• [Task objective] Please write out the lines of the data exactly, beginning with the first and ending with the line containing "(-846.4pt,22.7pt) rectangle (1114.1pt,-393.5pt);"; leave the pictures behind.

• [Dataset section]
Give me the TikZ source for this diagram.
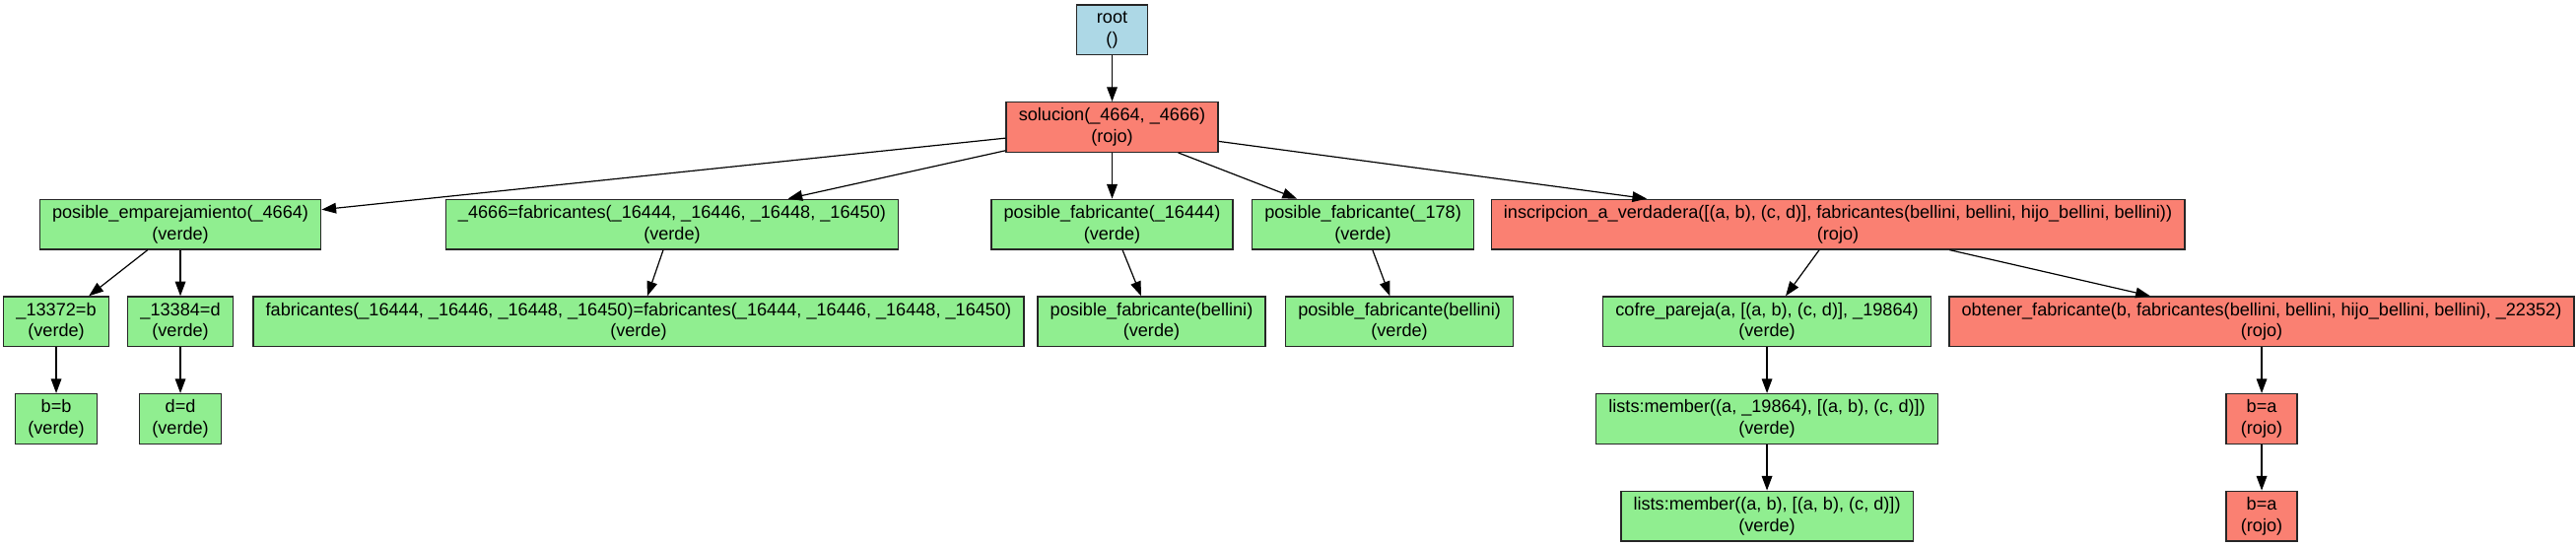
\documentclass[tikz,border=0pt]{standalone}
\usepackage{fontspec}
\setmainfont{Liberation Sans}
\usepackage{tikz}
\usetikzlibrary{arrows.meta,positioning}
\definecolor{lightblue}{HTML}{ADD8E6}
\definecolor{lightgreen}{HTML}{90EE90}
\definecolor{salmon}{HTML}{FA8072}

\begin{document}
\begin{tikzpicture}[>={Triangle[length=11pt,width=8pt]},auto,node distance=74pt,
                    line width=0.9pt]
  \tikzstyle{goal}=[rectangle,draw=black!85,line width=1pt,minimum width=54pt,
                    minimum height=38pt,inner xsep=9.5pt,align=center,
                    font=\fontsize{13.6pt}{16.3pt}\selectfont]
  \tikzstyle{raiz}=[goal,fill=lightblue]
  \tikzstyle{verde}=[goal,fill=lightgreen]
  \tikzstyle{rojo}=[goal,fill=salmon]

  \useasboundingbox (-846.4pt,22.7pt) rectangle (1114.1pt,-393.5pt);

  \node[raiz] (root)                              {root\\()};
  \node[rojo] (sol)  [below of=root]              {solucion(\_4664, \_4666)\\(rojo)};
  % second row
  \node[verde] (pe)   [below of=sol,xshift=-709.1pt] {posible\_emparejamiento(\_4664)\\(verde)};
  \node[verde] (fab)  [below of=sol,xshift=-334.9pt] {\_4666=fabricantes(\_16444, \_16446, \_16448, \_16450)\\(verde)};
  \node[verde] (pf1)  [below of=sol]                 {posible\_fabricante(\_16444)\\(verde)};
  \node[verde] (pf2)  [below of=sol,xshift=190.9pt]  {posible\_fabricante(\_178)\\(verde)};
  \node[rojo]  (insc) [below of=sol,xshift=552.4pt]  {inscripcion\_a\_verdadera([(a, b), (c, d)], fabricantes(bellini, bellini, hijo\_bellini, bellini))\\(rojo)};
  % third row
  \node[verde] (eqb)  [below of=pe,xshift=-94.5pt]   {\_13372=b\\(verde)};
  \node[verde] (eqd)  [below of=pe]                  {\_13384=d\\(verde)};
  \node[verde] (feq)  [below of=fab,xshift=-25.5pt]  {fabricantes(\_16444, \_16446, \_16448, \_16450)=fabricantes(\_16444, \_16446, \_16448, \_16450)\\(verde)};
  \node[verde] (pfb1) [below of=pf1,xshift=30pt]     {posible\_fabricante(bellini)\\(verde)};
  \node[verde] (pfb2) [below of=pf2,xshift=27.75pt]  {posible\_fabricante(bellini)\\(verde)};
  \node[verde] (cofre)[below of=insc,xshift=-54pt]   {cofre\_pareja(a, [(a, b), (c, d)], \_19864)\\(verde)};
  \node[rojo]  (obt)  [below of=insc,xshift=322.5pt] {obtener\_fabricante(b, fabricantes(bellini, bellini, hijo\_bellini, bellini), \_22352)\\(rojo)};
  % fourth and fifth rows
  \node[verde] (bb)   [below of=eqb]                 {b=b\\(verde)};
  \node[verde] (dd)   [below of=eqd]                 {d=d\\(verde)};
  \node[verde] (lm1)  [below of=cofre]               {lists:member((a, \_19864), [(a, b), (c, d)])\\(verde)};
  \node[rojo]  (ba1)  [below of=obt]                 {b=a\\(rojo)};
  \node[verde] (lm2)  [below of=lm1]                 {lists:member((a, b), [(a, b), (c, d)])\\(verde)};
  \node[rojo]  (ba2)  [below of=ba1]                 {b=a\\(rojo)};

  \draw[->]
        (root) edge (sol)
        (sol) edge (pe)
        (sol) edge (fab)
        (sol) edge (pf1)
        (sol) edge (pf2)
        (sol) edge (insc)
        (pe) edge (eqb)
        (pe) edge (eqd)
        (fab) edge (feq)
        (pf1) edge (pfb1)
        (pf2) edge (pfb2)
        (insc) edge (cofre)
        (insc) edge (obt)
        (eqb) edge (bb)
        (eqd) edge (dd)
        (cofre) edge (lm1)
        (lm1) edge (lm2)
        (obt) edge (ba1)
        (ba1) edge (ba2);
\end{tikzpicture}
\end{document}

• [Exercise solution]
Give me the TikZ source for this diagram.
\documentclass[tikz,border=0pt]{standalone}
\usepackage{fontspec}
\setmainfont{Liberation Sans}
\usepackage{tikz}
\usetikzlibrary{arrows.meta,positioning}
\definecolor{lightblue}{HTML}{ADD8E6}
\definecolor{lightgreen}{HTML}{90EE90}
\definecolor{salmon}{HTML}{FA8072}

\begin{document}
\begin{tikzpicture}[>={Triangle[length=11pt,width=8pt]},auto,node distance=74pt,
                    line width=0.9pt]
  \tikzstyle{goal}=[rectangle,draw=black!85,line width=1pt,minimum width=54pt,
                    minimum height=38pt,inner xsep=9.5pt,align=center,
                    font=\fontsize{13.6pt}{16.3pt}\selectfont]
  \tikzstyle{raiz}=[goal,fill=lightblue]
  \tikzstyle{verde}=[goal,fill=lightgreen]
  \tikzstyle{rojo}=[goal,fill=salmon]

  \useasboundingbox (-846.4pt,22.7pt) rectangle (1114.1pt,-393.5pt);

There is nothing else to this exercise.